◆ Task to complete: Search the records for the word "this" and report each line that has it.

◆ Dataset records:
** start **

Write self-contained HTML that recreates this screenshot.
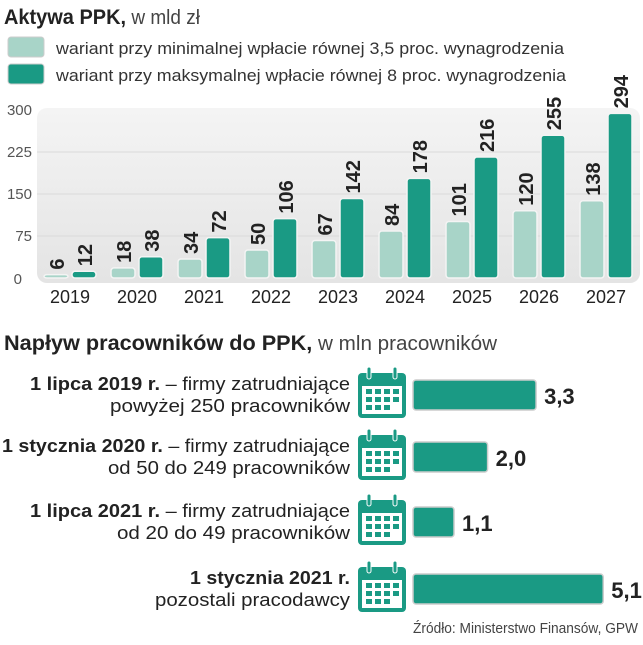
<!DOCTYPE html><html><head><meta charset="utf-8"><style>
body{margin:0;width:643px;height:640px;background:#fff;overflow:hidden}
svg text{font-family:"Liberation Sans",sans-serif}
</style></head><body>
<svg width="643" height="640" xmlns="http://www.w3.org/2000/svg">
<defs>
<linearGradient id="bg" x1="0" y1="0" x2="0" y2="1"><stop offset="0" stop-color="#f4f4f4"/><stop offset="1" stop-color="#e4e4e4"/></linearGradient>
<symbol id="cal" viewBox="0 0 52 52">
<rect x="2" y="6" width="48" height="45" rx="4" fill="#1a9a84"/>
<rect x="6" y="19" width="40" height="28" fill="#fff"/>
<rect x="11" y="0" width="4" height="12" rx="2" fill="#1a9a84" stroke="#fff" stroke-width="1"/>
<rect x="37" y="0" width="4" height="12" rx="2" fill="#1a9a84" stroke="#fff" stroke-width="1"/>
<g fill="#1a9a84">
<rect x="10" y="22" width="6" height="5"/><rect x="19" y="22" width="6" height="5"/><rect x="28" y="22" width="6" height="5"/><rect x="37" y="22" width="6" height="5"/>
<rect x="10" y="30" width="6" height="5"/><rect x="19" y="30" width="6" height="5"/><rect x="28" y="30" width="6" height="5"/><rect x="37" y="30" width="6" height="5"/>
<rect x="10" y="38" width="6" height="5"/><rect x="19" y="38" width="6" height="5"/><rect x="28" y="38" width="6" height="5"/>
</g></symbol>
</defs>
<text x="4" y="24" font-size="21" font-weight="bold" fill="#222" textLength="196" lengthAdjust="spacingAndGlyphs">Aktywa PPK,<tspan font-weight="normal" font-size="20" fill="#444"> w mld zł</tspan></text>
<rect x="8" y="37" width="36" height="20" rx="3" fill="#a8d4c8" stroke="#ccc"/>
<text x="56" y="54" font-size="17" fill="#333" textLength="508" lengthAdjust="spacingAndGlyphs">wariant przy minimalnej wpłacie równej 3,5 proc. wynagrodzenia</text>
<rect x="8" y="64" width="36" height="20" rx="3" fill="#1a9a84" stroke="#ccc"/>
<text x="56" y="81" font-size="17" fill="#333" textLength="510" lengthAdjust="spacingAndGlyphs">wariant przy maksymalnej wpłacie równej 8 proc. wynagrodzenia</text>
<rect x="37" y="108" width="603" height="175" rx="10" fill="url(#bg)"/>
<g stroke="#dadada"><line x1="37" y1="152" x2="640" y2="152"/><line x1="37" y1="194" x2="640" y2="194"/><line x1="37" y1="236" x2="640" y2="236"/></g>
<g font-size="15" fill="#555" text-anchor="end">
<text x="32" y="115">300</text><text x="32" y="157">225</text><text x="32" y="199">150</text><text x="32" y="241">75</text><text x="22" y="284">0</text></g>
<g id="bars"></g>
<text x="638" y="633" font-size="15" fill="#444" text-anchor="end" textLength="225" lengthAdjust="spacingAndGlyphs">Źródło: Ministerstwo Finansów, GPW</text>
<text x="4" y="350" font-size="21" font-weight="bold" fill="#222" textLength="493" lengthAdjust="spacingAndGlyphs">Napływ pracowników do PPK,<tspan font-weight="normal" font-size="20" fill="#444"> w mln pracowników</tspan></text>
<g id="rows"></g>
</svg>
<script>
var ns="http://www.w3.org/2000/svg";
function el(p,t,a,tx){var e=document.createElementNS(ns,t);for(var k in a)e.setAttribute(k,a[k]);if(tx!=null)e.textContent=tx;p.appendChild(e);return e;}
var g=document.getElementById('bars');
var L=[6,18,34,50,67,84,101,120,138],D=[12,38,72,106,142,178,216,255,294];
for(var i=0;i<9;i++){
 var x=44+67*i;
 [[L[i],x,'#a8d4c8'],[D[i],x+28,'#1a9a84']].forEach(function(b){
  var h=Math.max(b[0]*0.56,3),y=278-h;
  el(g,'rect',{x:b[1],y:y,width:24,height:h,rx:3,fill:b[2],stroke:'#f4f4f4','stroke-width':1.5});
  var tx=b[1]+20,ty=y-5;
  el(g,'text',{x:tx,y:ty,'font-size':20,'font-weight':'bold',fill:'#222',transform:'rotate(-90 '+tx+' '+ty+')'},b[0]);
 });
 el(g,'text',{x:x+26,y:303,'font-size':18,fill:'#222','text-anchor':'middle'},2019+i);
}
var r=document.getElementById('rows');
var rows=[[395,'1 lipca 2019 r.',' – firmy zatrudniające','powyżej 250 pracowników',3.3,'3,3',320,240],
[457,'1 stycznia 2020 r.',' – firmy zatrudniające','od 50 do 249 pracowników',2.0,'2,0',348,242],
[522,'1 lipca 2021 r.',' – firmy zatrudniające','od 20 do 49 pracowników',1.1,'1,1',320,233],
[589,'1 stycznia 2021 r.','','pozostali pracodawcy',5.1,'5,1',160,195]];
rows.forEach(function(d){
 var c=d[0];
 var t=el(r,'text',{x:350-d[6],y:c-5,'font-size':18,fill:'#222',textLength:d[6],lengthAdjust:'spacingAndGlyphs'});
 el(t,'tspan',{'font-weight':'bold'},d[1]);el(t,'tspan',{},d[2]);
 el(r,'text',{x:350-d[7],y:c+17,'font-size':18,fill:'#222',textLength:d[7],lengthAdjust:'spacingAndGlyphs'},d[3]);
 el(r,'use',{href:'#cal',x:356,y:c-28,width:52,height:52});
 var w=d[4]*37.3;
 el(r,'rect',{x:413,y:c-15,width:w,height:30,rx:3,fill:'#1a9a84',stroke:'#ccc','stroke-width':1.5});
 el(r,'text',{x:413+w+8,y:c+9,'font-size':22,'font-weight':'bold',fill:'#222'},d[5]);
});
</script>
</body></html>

** end **
** start **

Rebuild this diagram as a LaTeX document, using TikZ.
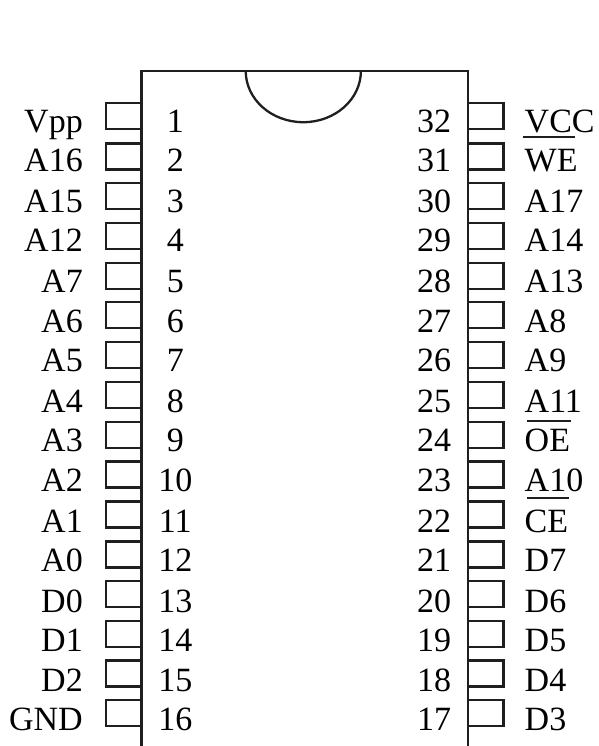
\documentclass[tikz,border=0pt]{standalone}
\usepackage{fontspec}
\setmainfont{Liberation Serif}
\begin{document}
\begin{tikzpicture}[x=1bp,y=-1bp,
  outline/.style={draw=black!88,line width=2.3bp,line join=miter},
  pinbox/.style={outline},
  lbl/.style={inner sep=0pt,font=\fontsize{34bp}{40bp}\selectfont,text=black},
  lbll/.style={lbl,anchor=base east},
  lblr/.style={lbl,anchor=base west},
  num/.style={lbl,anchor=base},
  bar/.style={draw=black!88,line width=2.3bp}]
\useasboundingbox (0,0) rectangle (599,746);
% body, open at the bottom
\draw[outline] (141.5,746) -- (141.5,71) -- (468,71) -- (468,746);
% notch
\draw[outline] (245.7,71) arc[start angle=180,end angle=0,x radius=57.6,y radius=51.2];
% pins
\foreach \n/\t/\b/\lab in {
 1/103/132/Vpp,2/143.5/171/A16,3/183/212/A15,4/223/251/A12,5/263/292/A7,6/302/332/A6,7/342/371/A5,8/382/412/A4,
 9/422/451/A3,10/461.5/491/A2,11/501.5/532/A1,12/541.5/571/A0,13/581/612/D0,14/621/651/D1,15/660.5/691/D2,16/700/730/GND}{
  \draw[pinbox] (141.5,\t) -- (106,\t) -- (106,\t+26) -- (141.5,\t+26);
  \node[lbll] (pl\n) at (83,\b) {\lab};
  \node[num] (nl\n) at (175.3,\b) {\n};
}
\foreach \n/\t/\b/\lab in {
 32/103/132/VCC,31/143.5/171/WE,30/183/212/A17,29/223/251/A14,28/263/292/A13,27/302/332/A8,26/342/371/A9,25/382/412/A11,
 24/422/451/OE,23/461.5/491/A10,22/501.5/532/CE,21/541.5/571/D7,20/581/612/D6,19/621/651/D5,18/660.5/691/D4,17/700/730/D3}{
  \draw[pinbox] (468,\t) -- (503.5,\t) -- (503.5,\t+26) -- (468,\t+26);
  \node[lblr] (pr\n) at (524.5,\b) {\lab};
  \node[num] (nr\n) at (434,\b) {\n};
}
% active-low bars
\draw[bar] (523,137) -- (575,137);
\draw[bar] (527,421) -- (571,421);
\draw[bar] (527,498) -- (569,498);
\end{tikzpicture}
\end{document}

** end **

◆ Exercise solution:
Write self-contained HTML that recreates this screenshot.
Rebuild this diagram as a LaTeX document, using TikZ.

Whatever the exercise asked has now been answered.